Raw data:
:::::
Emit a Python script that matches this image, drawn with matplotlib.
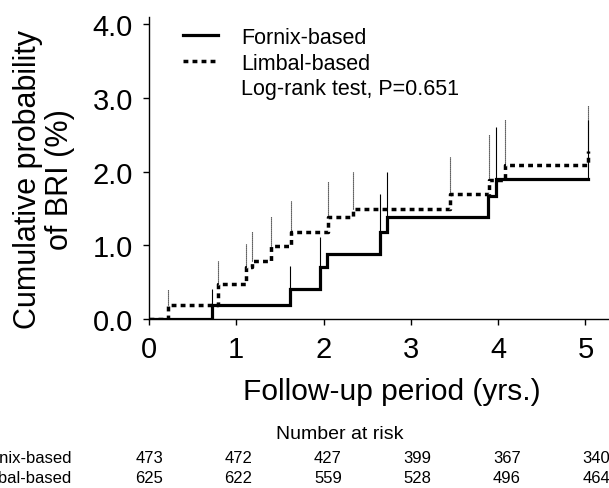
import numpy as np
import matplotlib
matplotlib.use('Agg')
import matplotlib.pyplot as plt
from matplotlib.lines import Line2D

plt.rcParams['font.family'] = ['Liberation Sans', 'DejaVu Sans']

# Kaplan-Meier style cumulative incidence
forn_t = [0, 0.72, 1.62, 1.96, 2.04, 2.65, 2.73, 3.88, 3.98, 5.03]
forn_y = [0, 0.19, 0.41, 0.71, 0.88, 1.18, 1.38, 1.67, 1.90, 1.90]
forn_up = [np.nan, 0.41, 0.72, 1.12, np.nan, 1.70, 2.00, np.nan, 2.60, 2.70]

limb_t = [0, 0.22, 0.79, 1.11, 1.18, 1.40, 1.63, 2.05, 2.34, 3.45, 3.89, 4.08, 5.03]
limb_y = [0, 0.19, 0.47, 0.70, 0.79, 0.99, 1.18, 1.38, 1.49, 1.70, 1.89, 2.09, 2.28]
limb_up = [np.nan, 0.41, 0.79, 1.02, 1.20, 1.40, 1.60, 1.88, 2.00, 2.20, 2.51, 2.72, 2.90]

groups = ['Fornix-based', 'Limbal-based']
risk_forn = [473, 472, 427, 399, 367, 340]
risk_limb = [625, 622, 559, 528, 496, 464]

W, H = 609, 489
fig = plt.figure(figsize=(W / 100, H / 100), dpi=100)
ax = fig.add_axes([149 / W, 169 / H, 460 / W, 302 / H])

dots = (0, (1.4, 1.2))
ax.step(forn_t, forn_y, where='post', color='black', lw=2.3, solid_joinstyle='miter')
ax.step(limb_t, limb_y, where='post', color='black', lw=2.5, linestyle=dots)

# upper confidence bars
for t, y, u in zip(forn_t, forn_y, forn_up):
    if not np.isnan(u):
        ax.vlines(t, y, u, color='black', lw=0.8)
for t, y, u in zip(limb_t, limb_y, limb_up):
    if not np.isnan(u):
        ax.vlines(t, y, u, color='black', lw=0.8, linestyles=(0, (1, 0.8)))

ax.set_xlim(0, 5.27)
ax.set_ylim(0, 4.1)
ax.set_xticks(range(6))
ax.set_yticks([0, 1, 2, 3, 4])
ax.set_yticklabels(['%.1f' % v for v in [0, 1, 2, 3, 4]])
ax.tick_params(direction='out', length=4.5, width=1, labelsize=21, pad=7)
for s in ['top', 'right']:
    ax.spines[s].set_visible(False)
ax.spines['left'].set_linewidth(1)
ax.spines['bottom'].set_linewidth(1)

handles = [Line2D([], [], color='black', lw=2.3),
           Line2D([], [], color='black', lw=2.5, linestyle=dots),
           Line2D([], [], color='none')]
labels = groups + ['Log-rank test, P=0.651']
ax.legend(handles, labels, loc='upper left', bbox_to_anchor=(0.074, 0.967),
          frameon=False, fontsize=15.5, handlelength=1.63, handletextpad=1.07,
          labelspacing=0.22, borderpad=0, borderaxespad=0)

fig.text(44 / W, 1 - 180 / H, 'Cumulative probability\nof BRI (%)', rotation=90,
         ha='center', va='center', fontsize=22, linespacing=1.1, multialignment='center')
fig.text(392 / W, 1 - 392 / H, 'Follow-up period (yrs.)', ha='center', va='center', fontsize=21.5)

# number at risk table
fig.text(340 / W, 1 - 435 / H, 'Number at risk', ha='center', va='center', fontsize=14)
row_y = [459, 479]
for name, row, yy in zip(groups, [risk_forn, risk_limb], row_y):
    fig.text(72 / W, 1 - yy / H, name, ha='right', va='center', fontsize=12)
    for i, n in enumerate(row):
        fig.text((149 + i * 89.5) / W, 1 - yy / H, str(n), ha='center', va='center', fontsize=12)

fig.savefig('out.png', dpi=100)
:::::
What you should do:
Each line from the top of the material through the line containing "plt.rcParams['font.family'] = ['Liberation" should be reproduced exactly; please drop any images.

Solution to this task:
Emit a Python script that matches this image, drawn with matplotlib.
import numpy as np
import matplotlib
matplotlib.use('Agg')
import matplotlib.pyplot as plt
from matplotlib.lines import Line2D

plt.rcParams['font.family'] = ['Liberation Sans', 'DejaVu Sans']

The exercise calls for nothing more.